= To be done =
Only the lines from the one with "Clone this diagram in TikZ." through the one with "(top) at (8,15)", inclusive, should be echoed exactly; pictures are left out.
** begin Stored records **
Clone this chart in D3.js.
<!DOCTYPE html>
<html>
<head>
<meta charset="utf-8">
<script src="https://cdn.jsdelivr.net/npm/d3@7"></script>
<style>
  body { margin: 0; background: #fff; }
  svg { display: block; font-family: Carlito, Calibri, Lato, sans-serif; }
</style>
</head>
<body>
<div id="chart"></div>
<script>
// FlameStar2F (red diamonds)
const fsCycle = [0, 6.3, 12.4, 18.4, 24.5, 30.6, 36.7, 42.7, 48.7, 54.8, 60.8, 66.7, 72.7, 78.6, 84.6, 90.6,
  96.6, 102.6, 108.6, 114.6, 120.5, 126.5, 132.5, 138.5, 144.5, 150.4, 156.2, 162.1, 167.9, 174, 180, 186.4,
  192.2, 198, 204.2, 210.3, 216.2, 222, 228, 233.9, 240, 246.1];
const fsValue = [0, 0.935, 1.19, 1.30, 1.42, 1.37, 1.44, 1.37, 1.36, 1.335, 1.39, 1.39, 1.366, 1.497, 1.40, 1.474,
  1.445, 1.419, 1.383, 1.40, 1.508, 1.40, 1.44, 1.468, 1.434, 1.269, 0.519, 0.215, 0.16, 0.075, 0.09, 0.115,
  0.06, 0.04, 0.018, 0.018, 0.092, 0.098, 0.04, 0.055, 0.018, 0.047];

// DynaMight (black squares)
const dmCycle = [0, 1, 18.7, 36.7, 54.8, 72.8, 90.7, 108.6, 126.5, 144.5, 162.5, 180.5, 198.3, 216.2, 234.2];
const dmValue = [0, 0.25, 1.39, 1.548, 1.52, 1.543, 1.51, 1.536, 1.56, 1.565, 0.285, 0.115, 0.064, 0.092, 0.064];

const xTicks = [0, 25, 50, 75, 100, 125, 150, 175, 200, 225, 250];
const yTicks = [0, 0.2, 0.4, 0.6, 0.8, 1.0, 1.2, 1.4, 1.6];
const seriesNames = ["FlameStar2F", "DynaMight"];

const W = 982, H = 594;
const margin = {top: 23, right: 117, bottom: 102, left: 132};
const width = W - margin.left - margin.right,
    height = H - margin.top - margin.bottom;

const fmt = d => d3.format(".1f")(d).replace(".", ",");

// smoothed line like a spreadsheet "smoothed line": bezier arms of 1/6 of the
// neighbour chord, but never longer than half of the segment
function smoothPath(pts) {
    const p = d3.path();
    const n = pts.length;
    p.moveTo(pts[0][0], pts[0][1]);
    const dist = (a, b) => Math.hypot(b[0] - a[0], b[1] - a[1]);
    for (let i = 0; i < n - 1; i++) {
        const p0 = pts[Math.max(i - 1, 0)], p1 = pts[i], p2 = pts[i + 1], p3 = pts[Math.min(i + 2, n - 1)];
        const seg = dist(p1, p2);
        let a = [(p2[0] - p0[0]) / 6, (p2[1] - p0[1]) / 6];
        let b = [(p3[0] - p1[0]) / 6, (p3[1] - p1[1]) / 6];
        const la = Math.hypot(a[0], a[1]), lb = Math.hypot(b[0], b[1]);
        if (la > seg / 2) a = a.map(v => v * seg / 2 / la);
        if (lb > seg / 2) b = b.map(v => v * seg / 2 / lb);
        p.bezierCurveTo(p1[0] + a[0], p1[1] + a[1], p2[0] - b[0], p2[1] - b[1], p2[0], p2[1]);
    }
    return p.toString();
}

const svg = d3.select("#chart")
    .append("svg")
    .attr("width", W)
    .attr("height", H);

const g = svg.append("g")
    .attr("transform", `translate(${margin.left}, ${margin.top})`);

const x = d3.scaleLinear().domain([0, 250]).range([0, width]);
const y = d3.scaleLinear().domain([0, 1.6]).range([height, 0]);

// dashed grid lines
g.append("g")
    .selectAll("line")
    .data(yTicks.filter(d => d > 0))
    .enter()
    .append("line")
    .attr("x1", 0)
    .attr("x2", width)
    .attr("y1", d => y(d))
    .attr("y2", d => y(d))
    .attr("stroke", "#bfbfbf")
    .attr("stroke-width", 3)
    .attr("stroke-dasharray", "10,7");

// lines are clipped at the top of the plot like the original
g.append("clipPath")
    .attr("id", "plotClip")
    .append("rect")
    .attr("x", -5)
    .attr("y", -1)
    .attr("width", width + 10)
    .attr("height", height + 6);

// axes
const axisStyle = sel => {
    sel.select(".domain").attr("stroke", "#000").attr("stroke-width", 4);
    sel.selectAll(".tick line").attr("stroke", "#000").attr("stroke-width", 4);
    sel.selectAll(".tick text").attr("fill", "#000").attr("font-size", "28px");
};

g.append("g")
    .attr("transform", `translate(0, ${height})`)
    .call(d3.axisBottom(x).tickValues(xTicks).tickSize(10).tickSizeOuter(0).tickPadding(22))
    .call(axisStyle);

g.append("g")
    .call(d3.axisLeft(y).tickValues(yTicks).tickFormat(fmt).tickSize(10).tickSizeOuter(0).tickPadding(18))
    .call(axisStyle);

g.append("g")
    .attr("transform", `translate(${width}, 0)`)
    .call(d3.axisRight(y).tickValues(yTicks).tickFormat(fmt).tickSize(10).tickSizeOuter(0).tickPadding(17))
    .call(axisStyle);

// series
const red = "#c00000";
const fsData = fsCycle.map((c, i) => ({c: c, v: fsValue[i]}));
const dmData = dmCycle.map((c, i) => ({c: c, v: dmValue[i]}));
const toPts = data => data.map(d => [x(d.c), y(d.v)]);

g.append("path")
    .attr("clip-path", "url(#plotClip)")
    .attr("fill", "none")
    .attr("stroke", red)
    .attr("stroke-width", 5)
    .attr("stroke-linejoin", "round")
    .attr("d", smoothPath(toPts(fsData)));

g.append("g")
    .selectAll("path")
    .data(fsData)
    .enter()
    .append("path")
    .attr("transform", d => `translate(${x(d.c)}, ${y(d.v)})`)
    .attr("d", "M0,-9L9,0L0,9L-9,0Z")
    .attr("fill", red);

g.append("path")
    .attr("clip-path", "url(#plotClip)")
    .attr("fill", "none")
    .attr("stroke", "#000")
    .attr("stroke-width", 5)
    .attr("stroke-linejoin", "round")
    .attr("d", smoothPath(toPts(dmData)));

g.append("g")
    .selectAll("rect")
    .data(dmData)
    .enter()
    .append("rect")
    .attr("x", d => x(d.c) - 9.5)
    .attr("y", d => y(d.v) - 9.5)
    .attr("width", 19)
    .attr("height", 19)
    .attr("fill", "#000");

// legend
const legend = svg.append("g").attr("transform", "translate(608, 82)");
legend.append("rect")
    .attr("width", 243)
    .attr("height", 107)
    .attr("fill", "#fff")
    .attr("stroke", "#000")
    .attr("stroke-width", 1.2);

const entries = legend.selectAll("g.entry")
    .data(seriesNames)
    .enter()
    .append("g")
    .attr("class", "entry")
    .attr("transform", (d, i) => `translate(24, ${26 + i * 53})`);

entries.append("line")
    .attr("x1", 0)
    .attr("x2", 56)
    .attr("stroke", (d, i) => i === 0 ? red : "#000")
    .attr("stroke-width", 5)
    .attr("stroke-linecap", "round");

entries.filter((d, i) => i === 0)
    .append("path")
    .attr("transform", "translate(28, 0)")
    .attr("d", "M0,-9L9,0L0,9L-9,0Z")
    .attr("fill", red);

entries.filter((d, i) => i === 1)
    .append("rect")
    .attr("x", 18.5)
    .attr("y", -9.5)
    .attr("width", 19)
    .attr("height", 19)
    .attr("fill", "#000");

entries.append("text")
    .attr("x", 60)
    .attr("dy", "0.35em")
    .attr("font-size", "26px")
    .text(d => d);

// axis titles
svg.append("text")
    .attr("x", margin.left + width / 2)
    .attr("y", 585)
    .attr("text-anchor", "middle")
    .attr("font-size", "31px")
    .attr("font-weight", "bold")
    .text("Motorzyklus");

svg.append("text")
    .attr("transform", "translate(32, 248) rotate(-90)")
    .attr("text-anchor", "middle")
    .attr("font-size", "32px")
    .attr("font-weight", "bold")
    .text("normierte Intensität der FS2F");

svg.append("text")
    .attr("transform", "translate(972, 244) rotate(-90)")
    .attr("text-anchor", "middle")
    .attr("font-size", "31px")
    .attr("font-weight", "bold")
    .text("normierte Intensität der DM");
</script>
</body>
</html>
** end Stored records **
** begin Stored records **
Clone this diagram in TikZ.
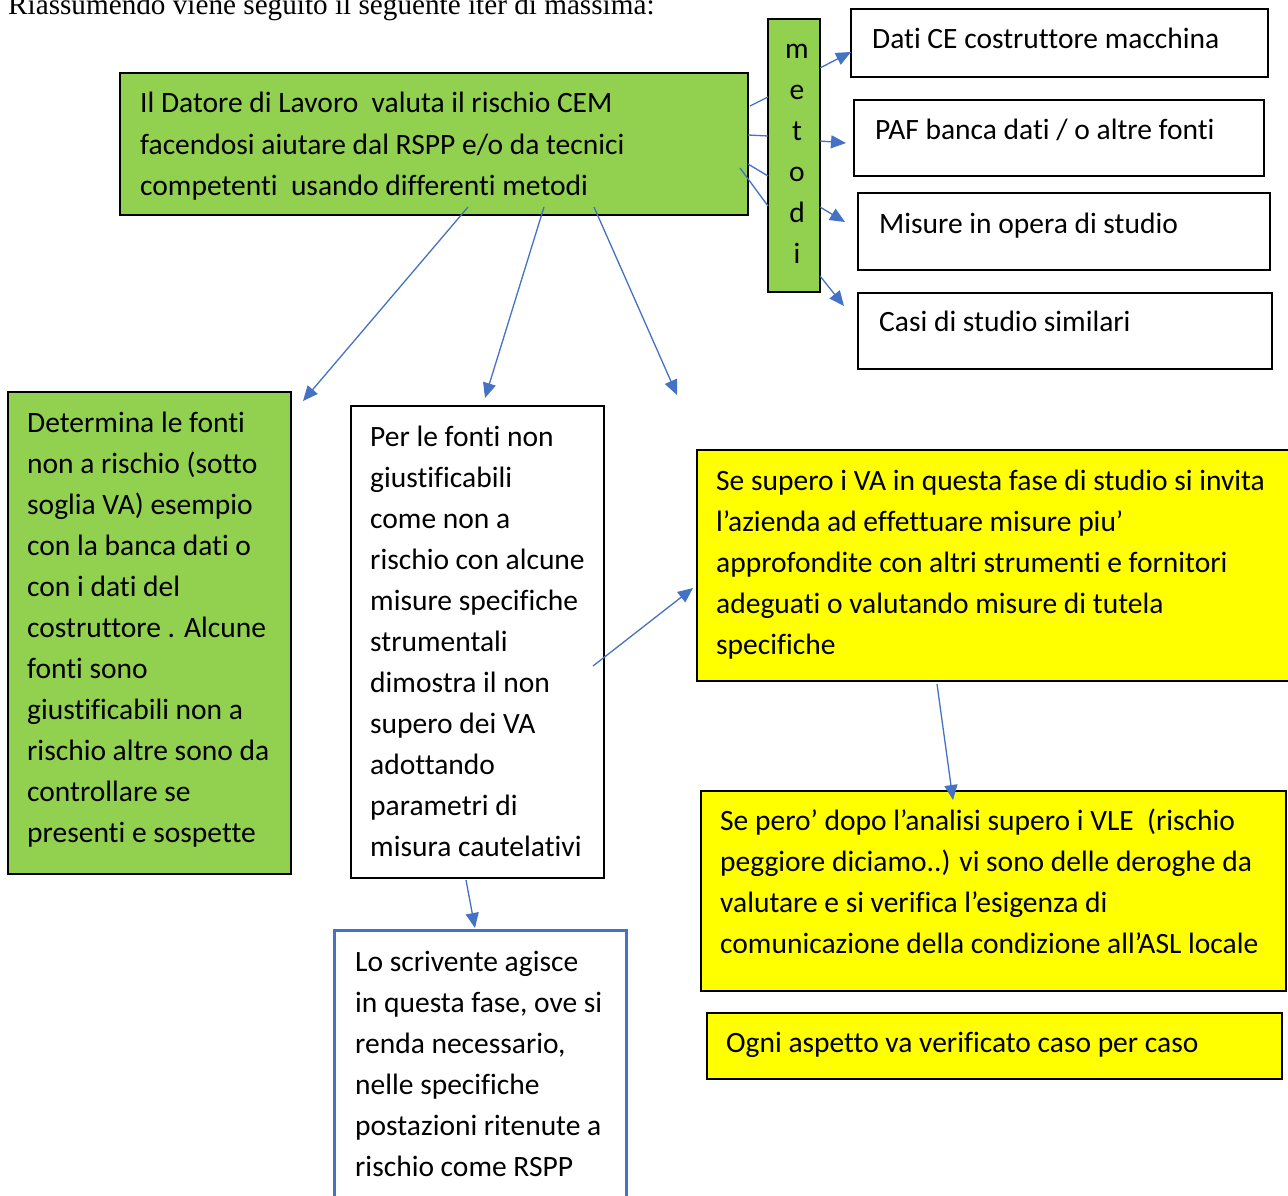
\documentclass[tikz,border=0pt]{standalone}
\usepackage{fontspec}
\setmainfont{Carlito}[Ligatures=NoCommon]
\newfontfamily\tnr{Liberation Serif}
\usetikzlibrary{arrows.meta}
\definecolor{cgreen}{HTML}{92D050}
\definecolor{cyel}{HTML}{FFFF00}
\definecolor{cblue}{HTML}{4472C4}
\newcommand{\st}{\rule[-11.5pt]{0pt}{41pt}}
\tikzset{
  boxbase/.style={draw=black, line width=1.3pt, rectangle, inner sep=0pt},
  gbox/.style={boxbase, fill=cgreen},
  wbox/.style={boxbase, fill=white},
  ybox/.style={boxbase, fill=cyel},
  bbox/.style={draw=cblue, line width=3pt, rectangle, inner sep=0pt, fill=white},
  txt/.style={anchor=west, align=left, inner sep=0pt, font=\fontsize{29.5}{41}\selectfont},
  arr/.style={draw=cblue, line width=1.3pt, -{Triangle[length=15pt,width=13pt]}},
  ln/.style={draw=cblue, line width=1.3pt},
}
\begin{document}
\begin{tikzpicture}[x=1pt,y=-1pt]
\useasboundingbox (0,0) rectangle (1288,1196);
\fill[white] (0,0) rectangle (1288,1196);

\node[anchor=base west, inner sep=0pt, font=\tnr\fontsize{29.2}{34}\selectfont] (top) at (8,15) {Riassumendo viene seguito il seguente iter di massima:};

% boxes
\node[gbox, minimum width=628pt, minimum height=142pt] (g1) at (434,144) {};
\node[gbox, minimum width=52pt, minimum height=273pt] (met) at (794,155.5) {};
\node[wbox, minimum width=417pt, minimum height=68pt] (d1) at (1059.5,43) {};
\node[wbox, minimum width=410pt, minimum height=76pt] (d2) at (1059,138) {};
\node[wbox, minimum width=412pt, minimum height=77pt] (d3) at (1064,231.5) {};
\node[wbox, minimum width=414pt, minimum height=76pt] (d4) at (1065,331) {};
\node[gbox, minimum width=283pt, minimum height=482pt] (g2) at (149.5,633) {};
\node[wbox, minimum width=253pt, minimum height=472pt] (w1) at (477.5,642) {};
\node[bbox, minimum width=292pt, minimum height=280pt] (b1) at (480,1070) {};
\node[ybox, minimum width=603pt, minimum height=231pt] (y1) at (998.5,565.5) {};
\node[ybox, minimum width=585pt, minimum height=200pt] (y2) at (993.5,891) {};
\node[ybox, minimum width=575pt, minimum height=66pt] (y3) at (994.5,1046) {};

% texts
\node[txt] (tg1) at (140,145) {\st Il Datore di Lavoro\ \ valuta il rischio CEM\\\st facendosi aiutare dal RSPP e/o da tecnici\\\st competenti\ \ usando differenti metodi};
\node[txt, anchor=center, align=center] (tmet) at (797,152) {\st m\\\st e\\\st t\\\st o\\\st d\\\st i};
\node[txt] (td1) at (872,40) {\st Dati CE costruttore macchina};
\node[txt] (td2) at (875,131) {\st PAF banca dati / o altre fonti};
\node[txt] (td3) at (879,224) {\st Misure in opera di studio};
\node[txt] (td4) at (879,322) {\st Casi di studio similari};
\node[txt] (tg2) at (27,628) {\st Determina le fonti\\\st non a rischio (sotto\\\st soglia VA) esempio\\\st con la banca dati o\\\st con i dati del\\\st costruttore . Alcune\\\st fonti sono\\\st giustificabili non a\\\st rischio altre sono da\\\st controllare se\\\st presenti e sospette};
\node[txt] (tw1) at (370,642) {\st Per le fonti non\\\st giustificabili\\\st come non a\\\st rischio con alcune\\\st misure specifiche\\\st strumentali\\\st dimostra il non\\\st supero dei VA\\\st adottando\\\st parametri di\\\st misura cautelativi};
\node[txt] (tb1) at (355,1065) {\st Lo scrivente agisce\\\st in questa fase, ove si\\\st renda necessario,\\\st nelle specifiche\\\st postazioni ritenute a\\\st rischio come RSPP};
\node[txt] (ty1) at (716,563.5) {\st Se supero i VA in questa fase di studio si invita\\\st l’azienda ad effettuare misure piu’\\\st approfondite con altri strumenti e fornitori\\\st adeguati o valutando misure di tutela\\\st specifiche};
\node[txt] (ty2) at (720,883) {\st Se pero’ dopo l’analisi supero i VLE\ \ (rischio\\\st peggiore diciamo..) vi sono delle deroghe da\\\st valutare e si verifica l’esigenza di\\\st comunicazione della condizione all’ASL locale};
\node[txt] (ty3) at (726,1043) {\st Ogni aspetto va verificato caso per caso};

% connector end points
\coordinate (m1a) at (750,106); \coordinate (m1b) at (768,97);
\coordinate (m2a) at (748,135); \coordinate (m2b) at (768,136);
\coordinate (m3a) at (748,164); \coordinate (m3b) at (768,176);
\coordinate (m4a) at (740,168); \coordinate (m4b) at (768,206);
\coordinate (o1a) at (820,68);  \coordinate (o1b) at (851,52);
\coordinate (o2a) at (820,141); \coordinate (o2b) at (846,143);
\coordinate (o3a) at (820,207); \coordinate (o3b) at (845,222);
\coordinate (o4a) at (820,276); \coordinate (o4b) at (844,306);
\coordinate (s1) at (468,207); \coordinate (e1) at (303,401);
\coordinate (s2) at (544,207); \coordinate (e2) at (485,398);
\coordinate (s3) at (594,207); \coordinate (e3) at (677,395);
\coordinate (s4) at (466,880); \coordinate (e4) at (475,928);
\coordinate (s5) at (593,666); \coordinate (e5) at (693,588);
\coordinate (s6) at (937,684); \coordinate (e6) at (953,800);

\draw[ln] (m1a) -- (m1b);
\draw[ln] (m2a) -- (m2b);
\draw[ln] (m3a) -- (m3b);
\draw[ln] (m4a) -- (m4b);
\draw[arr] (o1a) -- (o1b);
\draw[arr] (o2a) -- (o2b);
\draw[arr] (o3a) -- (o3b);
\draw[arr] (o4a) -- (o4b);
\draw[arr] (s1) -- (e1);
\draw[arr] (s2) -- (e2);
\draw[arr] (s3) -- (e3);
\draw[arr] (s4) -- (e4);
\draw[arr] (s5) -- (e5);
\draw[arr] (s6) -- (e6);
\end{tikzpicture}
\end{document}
** end Stored records **
= Final answer =
Clone this diagram in TikZ.
\documentclass[tikz,border=0pt]{standalone}
\usepackage{fontspec}
\setmainfont{Carlito}[Ligatures=NoCommon]
\newfontfamily\tnr{Liberation Serif}
\usetikzlibrary{arrows.meta}
\definecolor{cgreen}{HTML}{92D050}
\definecolor{cyel}{HTML}{FFFF00}
\definecolor{cblue}{HTML}{4472C4}
\newcommand{\st}{\rule[-11.5pt]{0pt}{41pt}}
\tikzset{
  boxbase/.style={draw=black, line width=1.3pt, rectangle, inner sep=0pt},
  gbox/.style={boxbase, fill=cgreen},
  wbox/.style={boxbase, fill=white},
  ybox/.style={boxbase, fill=cyel},
  bbox/.style={draw=cblue, line width=3pt, rectangle, inner sep=0pt, fill=white},
  txt/.style={anchor=west, align=left, inner sep=0pt, font=\fontsize{29.5}{41}\selectfont},
  arr/.style={draw=cblue, line width=1.3pt, -{Triangle[length=15pt,width=13pt]}},
  ln/.style={draw=cblue, line width=1.3pt},
}
\begin{document}
\begin{tikzpicture}[x=1pt,y=-1pt]
\useasboundingbox (0,0) rectangle (1288,1196);
\fill[white] (0,0) rectangle (1288,1196);

\node[anchor=base west, inner sep=0pt, font=\tnr\fontsize{29.2}{34}\selectfont] (top) at (8,15) {Riassumendo viene seguito il seguente iter di massima:};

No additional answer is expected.